Reproduce word for word the lines from the beginning of the entries to the line with "width=1.2, labelsize=13, pad=9)", both included, but none of the pictures.

— Start AVAILABLE DATA —

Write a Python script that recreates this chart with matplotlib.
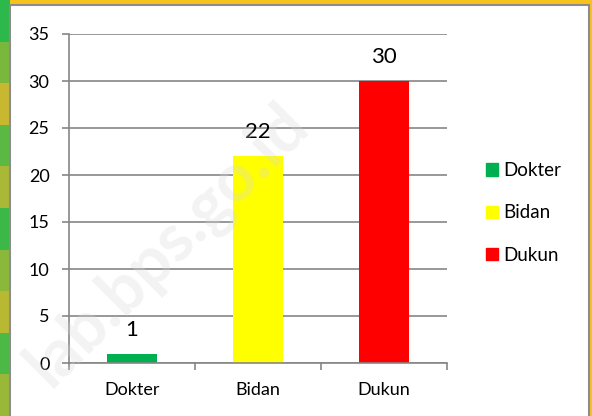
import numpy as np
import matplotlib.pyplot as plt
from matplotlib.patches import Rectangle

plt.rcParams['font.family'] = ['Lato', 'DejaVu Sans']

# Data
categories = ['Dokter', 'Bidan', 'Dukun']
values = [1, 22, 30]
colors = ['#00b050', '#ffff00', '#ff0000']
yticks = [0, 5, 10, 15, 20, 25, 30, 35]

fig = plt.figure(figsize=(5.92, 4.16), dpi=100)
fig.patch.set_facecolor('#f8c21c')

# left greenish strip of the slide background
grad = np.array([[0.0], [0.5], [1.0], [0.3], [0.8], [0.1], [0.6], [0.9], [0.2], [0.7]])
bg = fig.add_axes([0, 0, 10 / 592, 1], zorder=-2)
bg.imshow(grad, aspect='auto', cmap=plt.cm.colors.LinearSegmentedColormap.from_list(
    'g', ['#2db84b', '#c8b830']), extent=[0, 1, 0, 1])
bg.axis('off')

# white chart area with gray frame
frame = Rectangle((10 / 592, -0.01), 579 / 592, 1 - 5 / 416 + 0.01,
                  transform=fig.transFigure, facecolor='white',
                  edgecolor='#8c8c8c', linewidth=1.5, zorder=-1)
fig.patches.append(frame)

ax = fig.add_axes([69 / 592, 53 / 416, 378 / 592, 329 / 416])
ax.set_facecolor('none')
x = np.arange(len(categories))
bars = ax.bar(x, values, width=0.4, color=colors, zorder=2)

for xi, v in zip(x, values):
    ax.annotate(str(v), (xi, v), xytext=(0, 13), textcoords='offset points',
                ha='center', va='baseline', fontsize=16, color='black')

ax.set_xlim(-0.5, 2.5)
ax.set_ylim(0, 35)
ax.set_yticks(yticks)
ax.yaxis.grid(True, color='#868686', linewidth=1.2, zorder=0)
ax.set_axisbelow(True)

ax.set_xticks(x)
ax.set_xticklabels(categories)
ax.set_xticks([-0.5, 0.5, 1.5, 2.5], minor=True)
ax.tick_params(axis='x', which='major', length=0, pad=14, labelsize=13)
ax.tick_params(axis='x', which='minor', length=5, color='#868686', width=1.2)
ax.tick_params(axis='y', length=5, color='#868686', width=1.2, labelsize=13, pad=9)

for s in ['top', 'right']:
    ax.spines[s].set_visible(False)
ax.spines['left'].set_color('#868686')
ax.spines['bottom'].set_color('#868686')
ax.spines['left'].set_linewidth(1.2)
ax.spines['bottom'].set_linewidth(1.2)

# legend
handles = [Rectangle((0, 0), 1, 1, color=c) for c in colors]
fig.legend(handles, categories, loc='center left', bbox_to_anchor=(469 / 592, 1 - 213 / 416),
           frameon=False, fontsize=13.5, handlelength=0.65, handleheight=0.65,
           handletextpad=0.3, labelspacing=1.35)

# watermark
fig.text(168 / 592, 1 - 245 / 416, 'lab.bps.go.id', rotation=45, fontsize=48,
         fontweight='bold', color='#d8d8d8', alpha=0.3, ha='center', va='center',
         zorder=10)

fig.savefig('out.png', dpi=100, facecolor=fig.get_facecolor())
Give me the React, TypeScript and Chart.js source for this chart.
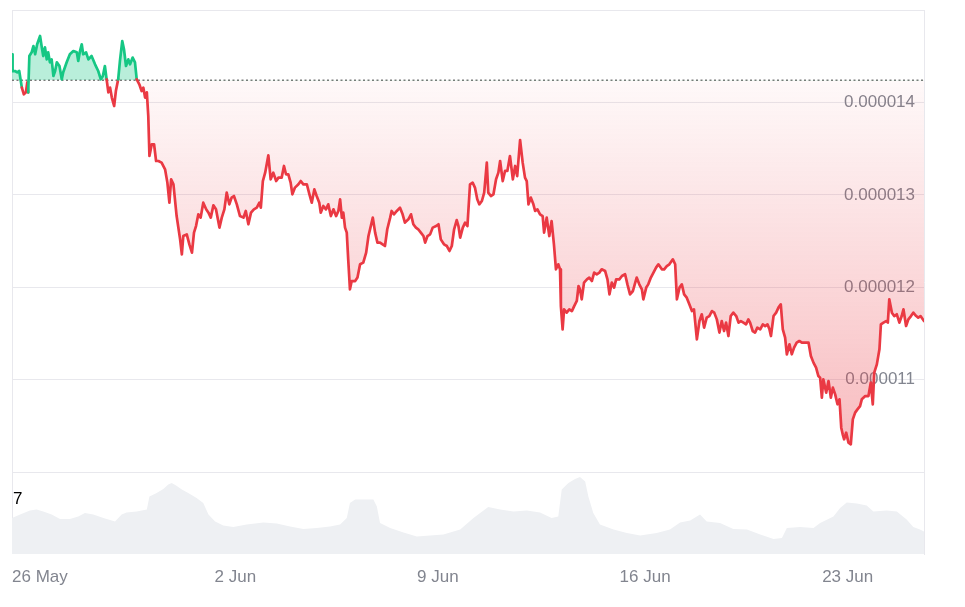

— End AVAILABLE DATA —

• _FINISHED EXERCISE_
Write a Python script that recreates this chart with matplotlib.
import numpy as np
import matplotlib.pyplot as plt
from matplotlib.patches import Rectangle

plt.rcParams['font.family'] = ['Lato', 'DejaVu Sans']

# Data
categories = ['Dokter', 'Bidan', 'Dukun']
values = [1, 22, 30]
colors = ['#00b050', '#ffff00', '#ff0000']
yticks = [0, 5, 10, 15, 20, 25, 30, 35]

fig = plt.figure(figsize=(5.92, 4.16), dpi=100)
fig.patch.set_facecolor('#f8c21c')

# left greenish strip of the slide background
grad = np.array([[0.0], [0.5], [1.0], [0.3], [0.8], [0.1], [0.6], [0.9], [0.2], [0.7]])
bg = fig.add_axes([0, 0, 10 / 592, 1], zorder=-2)
bg.imshow(grad, aspect='auto', cmap=plt.cm.colors.LinearSegmentedColormap.from_list(
    'g', ['#2db84b', '#c8b830']), extent=[0, 1, 0, 1])
bg.axis('off')

# white chart area with gray frame
frame = Rectangle((10 / 592, -0.01), 579 / 592, 1 - 5 / 416 + 0.01,
                  transform=fig.transFigure, facecolor='white',
                  edgecolor='#8c8c8c', linewidth=1.5, zorder=-1)
fig.patches.append(frame)

ax = fig.add_axes([69 / 592, 53 / 416, 378 / 592, 329 / 416])
ax.set_facecolor('none')
x = np.arange(len(categories))
bars = ax.bar(x, values, width=0.4, color=colors, zorder=2)

for xi, v in zip(x, values):
    ax.annotate(str(v), (xi, v), xytext=(0, 13), textcoords='offset points',
                ha='center', va='baseline', fontsize=16, color='black')

ax.set_xlim(-0.5, 2.5)
ax.set_ylim(0, 35)
ax.set_yticks(yticks)
ax.yaxis.grid(True, color='#868686', linewidth=1.2, zorder=0)
ax.set_axisbelow(True)

ax.set_xticks(x)
ax.set_xticklabels(categories)
ax.set_xticks([-0.5, 0.5, 1.5, 2.5], minor=True)
ax.tick_params(axis='x', which='major', length=0, pad=14, labelsize=13)
ax.tick_params(axis='x', which='minor', length=5, color='#868686', width=1.2)
ax.tick_params(axis='y', length=5, color='#868686', width=1.2, labelsize=13, pad=9)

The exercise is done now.